Task to carry out
Write out the listing below exactly, and omit any images you find in it.

-.-.-

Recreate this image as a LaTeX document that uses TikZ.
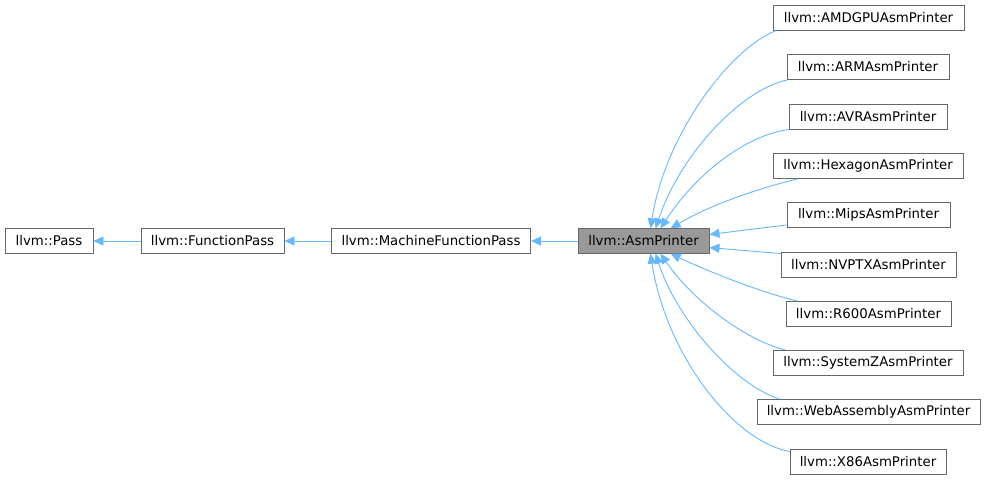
\documentclass[tikz,border=0pt]{standalone}
\usepackage{fontspec}
\setmainfont{DejaVu Sans}
\usetikzlibrary{arrows.meta}
\definecolor{edgeblue}{HTML}{63B8FF}
\definecolor{boxgray}{HTML}{666666}
\definecolor{fillgray}{HTML}{999999}
\tikzset{
  cls/.style={draw=boxgray, line width=0.9pt, fill=white, inner sep=0pt, minimum height=25pt,
    font=\fontsize{13.3}{16}\selectfont, text=black, anchor=center},
  cur/.style={cls, fill=fillgray},
  inh/.style={draw=edgeblue, line width=0.9pt, -{Triangle[length=10pt,width=9pt,fill=edgeblue]}}
}
\begin{document}
\begin{tikzpicture}[x=1pt,y=-1pt]
\useasboundingbox (0,0) rectangle (985,480);
% left chain
\node[cls, minimum width=88pt, minimum height=24.5pt] (pass) at (49,241) {llvm::Pass};
\node[cls, minimum width=143pt, minimum height=24.5pt] (fp) at (212.5,241) {llvm::FunctionPass};
\node[cls, minimum width=199pt, minimum height=24.5pt] (mfp) at (431,241) {llvm::MachineFunctionPass};
\node[cur, minimum width=131pt, minimum height=24.5pt] (asm) at (643.5,241) {llvm::AsmPrinter};
% right children
\node[cls, minimum width=191pt] (amd) at (868.5,17.5) {llvm::AMDGPUAsmPrinter};
\node[cls, minimum width=162pt] (arm) at (868,67) {llvm::ARMAsmPrinter};
\node[cls, minimum width=158pt] (avr) at (868,116.5) {llvm::AVRAsmPrinter};
\node[cls, minimum width=190pt] (hex) at (868,166) {llvm::HexagonAsmPrinter};
\node[cls, minimum width=163pt] (mips) at (868.5,215) {llvm::MipsAsmPrinter};
\node[cls, minimum width=175pt] (nvptx) at (868.5,264.5) {llvm::NVPTXAsmPrinter};
\node[cls, minimum width=165pt] (r600) at (868.5,314) {llvm::R600AsmPrinter};
\node[cls, minimum width=190pt] (sysz) at (868,363) {llvm::SystemZAsmPrinter};
\node[cls, minimum width=223pt] (wasm) at (868.5,412) {llvm::WebAssemblyAsmPrinter};
\node[cls, minimum width=156pt] (x86) at (868,461.5) {llvm::X86AsmPrinter};
% chain edges
\draw[inh] (fp.west) -- (pass.east);
\draw[inh] (mfp.west) -- (fp.east);
\draw[inh] (asm.west) -- (mfp.east);
% child edges
\draw[inh] ([xshift=4pt]amd.south west) .. controls (730,48) and (665,135) .. ([xshift=73pt]asm.north west);
\draw[inh] ([xshift=1pt]arm.south west) .. controls (745,88) and (682,150) .. ([xshift=78pt]asm.north west);
\draw[inh] ([xshift=1pt]avr.south west) .. controls (745,135) and (695,175) .. ([xshift=83pt]asm.north west);
\draw[inh] ([xshift=25pt]hex.south west) .. controls (760,188) and (712,204) .. ([xshift=93pt]asm.north west);
\draw[inh] ([yshift=3pt]mips.south west) -- ([yshift=6.5pt]asm.east);
\draw[inh] ([yshift=-2pt]nvptx.north west) -- ([yshift=-6.5pt]asm.east);
\draw[inh] ([xshift=12pt]r600.north west) .. controls (760,292) and (712,273) .. ([xshift=93pt]asm.south west);
\draw[inh] ([xshift=13pt]sysz.north west) .. controls (745,340) and (692,300) .. ([xshift=83pt]asm.south west);
\draw[inh] ([xshift=23pt]wasm.north west) .. controls (735,385) and (677,320) .. ([xshift=78pt]asm.south west);
\draw[inh] ([yshift=-3pt]x86.north west) .. controls (730,440) and (665,350) .. ([xshift=73pt]asm.south west);
\end{tikzpicture}
\end{document}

-.-.-

Solution below
Recreate this image as a LaTeX document that uses TikZ.
\documentclass[tikz,border=0pt]{standalone}
\usepackage{fontspec}
\setmainfont{DejaVu Sans}
\usetikzlibrary{arrows.meta}
\definecolor{edgeblue}{HTML}{63B8FF}
\definecolor{boxgray}{HTML}{666666}
\definecolor{fillgray}{HTML}{999999}
\tikzset{
  cls/.style={draw=boxgray, line width=0.9pt, fill=white, inner sep=0pt, minimum height=25pt,
    font=\fontsize{13.3}{16}\selectfont, text=black, anchor=center},
  cur/.style={cls, fill=fillgray},
  inh/.style={draw=edgeblue, line width=0.9pt, -{Triangle[length=10pt,width=9pt,fill=edgeblue]}}
}
\begin{document}
\begin{tikzpicture}[x=1pt,y=-1pt]
\useasboundingbox (0,0) rectangle (985,480);
% left chain
\node[cls, minimum width=88pt, minimum height=24.5pt] (pass) at (49,241) {llvm::Pass};
\node[cls, minimum width=143pt, minimum height=24.5pt] (fp) at (212.5,241) {llvm::FunctionPass};
\node[cls, minimum width=199pt, minimum height=24.5pt] (mfp) at (431,241) {llvm::MachineFunctionPass};
\node[cur, minimum width=131pt, minimum height=24.5pt] (asm) at (643.5,241) {llvm::AsmPrinter};
% right children
\node[cls, minimum width=191pt] (amd) at (868.5,17.5) {llvm::AMDGPUAsmPrinter};
\node[cls, minimum width=162pt] (arm) at (868,67) {llvm::ARMAsmPrinter};
\node[cls, minimum width=158pt] (avr) at (868,116.5) {llvm::AVRAsmPrinter};
\node[cls, minimum width=190pt] (hex) at (868,166) {llvm::HexagonAsmPrinter};
\node[cls, minimum width=163pt] (mips) at (868.5,215) {llvm::MipsAsmPrinter};
\node[cls, minimum width=175pt] (nvptx) at (868.5,264.5) {llvm::NVPTXAsmPrinter};
\node[cls, minimum width=165pt] (r600) at (868.5,314) {llvm::R600AsmPrinter};
\node[cls, minimum width=190pt] (sysz) at (868,363) {llvm::SystemZAsmPrinter};
\node[cls, minimum width=223pt] (wasm) at (868.5,412) {llvm::WebAssemblyAsmPrinter};
\node[cls, minimum width=156pt] (x86) at (868,461.5) {llvm::X86AsmPrinter};
% chain edges
\draw[inh] (fp.west) -- (pass.east);
\draw[inh] (mfp.west) -- (fp.east);
\draw[inh] (asm.west) -- (mfp.east);
% child edges
\draw[inh] ([xshift=4pt]amd.south west) .. controls (730,48) and (665,135) .. ([xshift=73pt]asm.north west);
\draw[inh] ([xshift=1pt]arm.south west) .. controls (745,88) and (682,150) .. ([xshift=78pt]asm.north west);
\draw[inh] ([xshift=1pt]avr.south west) .. controls (745,135) and (695,175) .. ([xshift=83pt]asm.north west);
\draw[inh] ([xshift=25pt]hex.south west) .. controls (760,188) and (712,204) .. ([xshift=93pt]asm.north west);
\draw[inh] ([yshift=3pt]mips.south west) -- ([yshift=6.5pt]asm.east);
\draw[inh] ([yshift=-2pt]nvptx.north west) -- ([yshift=-6.5pt]asm.east);
\draw[inh] ([xshift=12pt]r600.north west) .. controls (760,292) and (712,273) .. ([xshift=93pt]asm.south west);
\draw[inh] ([xshift=13pt]sysz.north west) .. controls (745,340) and (692,300) .. ([xshift=83pt]asm.south west);
\draw[inh] ([xshift=23pt]wasm.north west) .. controls (735,385) and (677,320) .. ([xshift=78pt]asm.south west);
\draw[inh] ([yshift=-3pt]x86.north west) .. controls (730,440) and (665,350) .. ([xshift=73pt]asm.south west);
\end{tikzpicture}
\end{document}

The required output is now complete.